Mais ces jeux du dompteur et du fauve (le Conseil fédéral essayant, par la douceur et la menace, d'apprivoiser le corps électoral) sont devenus habituels. Le 25 février 1978, le souverain accepte, dans une version du reste édulcorée, l'article conjoncturel qu'il avait refusé le 5 mars 1975. Désormais, la Confédération disposera, grâce à ce nouvel aménagement constitutionnel, de quelques pouvoirs supplémentaires en vue de lutter contre les paralysies ou les surchauffes de l'économie nationale.

Valeur refuge

Il faut bien constater, au demeurant, que l'économie nationale résiste aux tempêtes avec une extraordinaire vigueur, et bien plus par la solidité des entreprises que par la très aléatoire protection de l'État. Valeur refuge, la monnaie suisse ne cesse de grimper. Le 20 février, le dollar américain est bradé, en Bourse de Zurich, à 1,82 FS. Les exportateurs expriment de nouveau leur inquiétude. Logiquement, leurs produits deviennent beaucoup trop chers pour résister, sur les marchés mondiaux, à la concurrence européenne, japonaise, américaine. Logiquement, oui. Pratiquement, non.

L'industrie suisse a fait des compressions de personnel (dont les principales victimes ont été les ouvriers étrangers). Elle a rationalisé, de manière draconienne, sa production. Elle bénéficie d'une inflation quasi nulle. Elle parvient à maintenir la qualité de sa fabrication et de ses services. Résultat paradoxal, mais constant : elle ne perd pas ses clients, et ses machines tournent. Avec, naturellement, de déplorables exceptions. Le 22 mars 1978, on apprend que la multinationale Firestone, dont le siège se trouve à Akron (Ohio, États-Unis) a décidé de fermer sa succursale de Pratteln (Bâle). Les pneus qu'on produit en Suisse coûtent extrêmement cher. Du coup, 600 salariés perdront leur emploi.
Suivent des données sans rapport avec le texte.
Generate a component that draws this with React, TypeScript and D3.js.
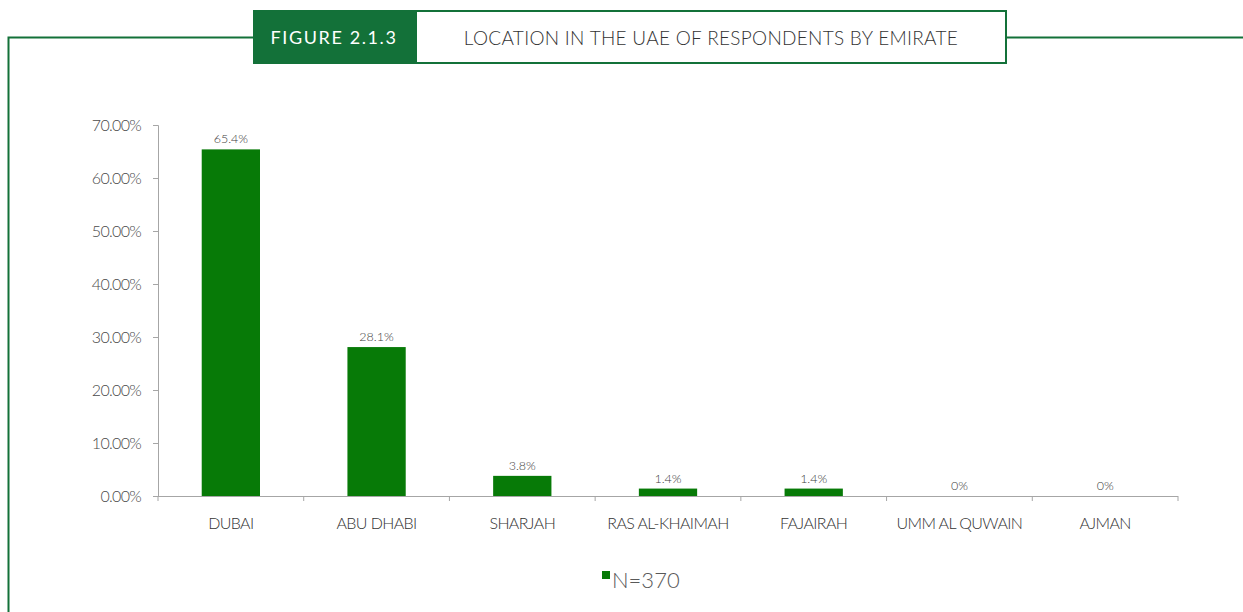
import { useEffect, useRef } from 'react';
import * as d3 from 'd3';

const categories = ['DUBAI', 'ABU DHABI', 'SHARJAH', 'RAS AL-KHAIMAH', 'FAJAIRAH', 'UMM AL QUWAIN', 'AJMAN'];
const values = [65.4, 28.1, 3.8, 1.4, 1.4, 0, 0];
const valueLabels = ['65.4%', '28.1%', '3.8%', '1.4%', '1.4%', '0%', '0%'];
const yTicks = [0, 10, 20, 30, 40, 50, 60, 70];
const seriesName = 'N=370';

const W = 1243;
const H = 612;
const FRAME = '#137139';
const BAR = '#077a07';
const FONT = 'Lato, "Open Sans", sans-serif';

function App() {
  const svgRef = useRef<SVGSVGElement>(null);

  useEffect(() => {
    const svg = d3.select(svgRef.current);
    svg.selectAll('*').remove();

    // frame and header
    svg.append('path')
      .attr('d', `M253,37.5 H8.5 V612 M1007,37.5 H1243`)
      .attr('fill', 'none')
      .attr('stroke', FRAME)
      .attr('stroke-width', 2);
    svg.append('rect').attr('x', 253).attr('y', 10).attr('width', 162).attr('height', 54).attr('fill', FRAME);
    svg.append('rect').attr('x', 416).attr('y', 11).attr('width', 590).attr('height', 52)
      .attr('fill', '#fff').attr('stroke', FRAME).attr('stroke-width', 2);
    svg.append('text').attr('x', 334).attr('y', 44).attr('text-anchor', 'middle')
      .attr('fill', '#fff').style('font-family', FONT).style('font-size', '18px')
      .style('letter-spacing', '1.6px').text('FIGURE 2.1.3');
    svg.append('text').attr('x', 711).attr('y', 45).attr('text-anchor', 'middle')
      .attr('fill', '#333').style('font-family', FONT).style('font-weight', 300)
      .style('font-size', '19px').style('letter-spacing', '0.3px')
      .text('LOCATION IN THE UAE OF RESPONDENTS BY EMIRATE');

    const x = d3.scaleBand().domain(categories).range([158, 1178]).paddingInner(0.6).paddingOuter(0.3);
    const y = d3.scaleLinear().domain([0, 70]).range([496, 125]);
    const step = x.step();

    // y axis
    const yAxis = svg.append('g').attr('transform', 'translate(158,0)')
      .call(d3.axisLeft(y).tickValues(yTicks).tickSize(5).tickPadding(12).tickFormat(d => `${(+d).toFixed(2)}%`));
    yAxis.select('.domain').attr('stroke', '#a6a6a6');
    yAxis.selectAll('.tick line').attr('stroke', '#a6a6a6');
    yAxis.selectAll('text').attr('fill', '#4a4a4a').style('font-family', FONT).style('font-size', '16px')
      .style('font-weight', 300).style('letter-spacing', '-0.7px');

    // x axis line and ticks at band boundaries
    svg.append('line').attr('x1', 158).attr('x2', 1178).attr('y1', 496.5).attr('y2', 496.5).attr('stroke', '#a6a6a6');
    const bounds = d3.range(categories.length + 1).map(i => 158 + i * step);
    svg.append('g').selectAll('line').data(bounds).join('line')
      .attr('x1', d => d).attr('x2', d => d).attr('y1', 496).attr('y2', 501).attr('stroke', '#a6a6a6');
    svg.append('g').selectAll('text').data(categories).join('text')
      .attr('x', d => (x(d) as number) + x.bandwidth() / 2).attr('y', 529)
      .attr('text-anchor', 'middle').attr('fill', '#333')
      .style('font-family', FONT).style('font-size', '16px').style('font-weight', 300)
      .style('letter-spacing', '-0.6px')
      .text(d => d);

    // bars
    svg.append('g').selectAll('rect').data(values).join('rect')
      .attr('x', (_, i) => x(categories[i]) as number)
      .attr('y', d => y(d))
      .attr('width', x.bandwidth())
      .attr('height', d => y(0) - y(d))
      .attr('fill', BAR);

    svg.append('g').selectAll('text').data(values).join('text')
      .attr('x', (_, i) => (x(categories[i]) as number) + x.bandwidth() / 2)
      .attr('y', d => y(d) - 6)
      .attr('text-anchor', 'middle').attr('fill', '#404040')
      .style('font-family', FONT).style('font-size', '12.5px').style('font-weight', 300)
      .text((_, i) => valueLabels[i]);

    // legend
    svg.append('rect').attr('x', 602).attr('y', 571).attr('width', 8).attr('height', 8).attr('fill', BAR);
    svg.append('text').attr('x', 612).attr('y', 588).attr('fill', '#595959')
      .style('font-family', FONT).style('font-size', '22px').style('font-weight', 300).text(seriesName);
  }, []);

  return (
    <svg ref={svgRef} width={W} height={H} style={{ position: 'absolute', left: 0, top: 0, background: '#fff' }} />
  );
}

export default App;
L'émotion causée par cette nouvelle est vive, et, pour tenter de maintenir l'entreprise en vie, la Confédération fait une spectaculaire entorse à sa doctrine — il est vrai très relative — du « laisser-faire » : elle dépêche à Akron une délégation conduite par l'ambassadeur de Suisse aux États-Unis, Raymond Probst, chargé de trouver, avec la direction générale de Firestone, le moyen de sauver les pneus de Pratteln. Mais, finalement, à Akron on reste inébranlable.

Le chef du département de l'Économie publique qui se signale par ce petit coup d'éclat est, il faut le remarquer, un homme nouveau. Le 7 décembre, le radical zurichois Fritz Honegger a été élu au gouvernement de manière quasiment triomphale par l'Assemblée fédérale. Il y remplace un autre radical zurichois, Ernst Brugger, qui avait jugé le moment venu de prendre sa retraite. En même temps que lui démissionnait le chef du département Politique, Pierre Graber, auquel succédait le socialiste neuchâtelois Pierre Aubert.

Faits divers

Mais, petits ou grands, les événements politiques doivent se partager la première page des journaux avec une série de faits divers d'une assez inhabituelle ampleur.

– Le 30 août 1977, la police valaisanne arrête un homme d'affaires, André Filippini, administrateur-délégué d'une entreprise de travaux publics, Savro. On a découvert que cette société facturait deux fois à l'État du Valais les ouvrages qu'elle construisait pour son compte ; et que, payant des fonctionnaires corrompus, elle réalisait de cette façon des bénéfices scandaleux. Affaire d'autant plus gênante qu'un ancien conseiller fédéral, Roger Bonvin, est membre du conseil d'administration de Savro : même s'il ignorait tout des fraudes commises, il pose à nouveau malgré lui, et de façon très désagréable, le problème de la retraite dorée des plus hauts magistrats du pays. En attendant, Savro doit licencier son personnel et disparaître.

– Le 3 octobre, des bandits enlèvent, près de Genève, une petite fille, Graziella Ortiz, âgée de 5 ans. Graziella est petite-fille de Antenor Patino, l'ex-roi de l'étain bolivien. Les malfaiteurs la rendront à ses parents dix jours plus tard contre une rançon de deux millions de dollars. Le 13 mars, la police fera savoir que, guidée dans ses recherches par une sombre affaire de règlements de comptes, elle a pu arrêter deux Italiens. Ce qui n'empêche pas George Ortiz, le père de Graziella, de vendre à Londres une prestigieuse série d'oeuvres d'art pour rembourser à ses amis la somme qu'il avait dû leur emprunter en vue de récupérer la fillette.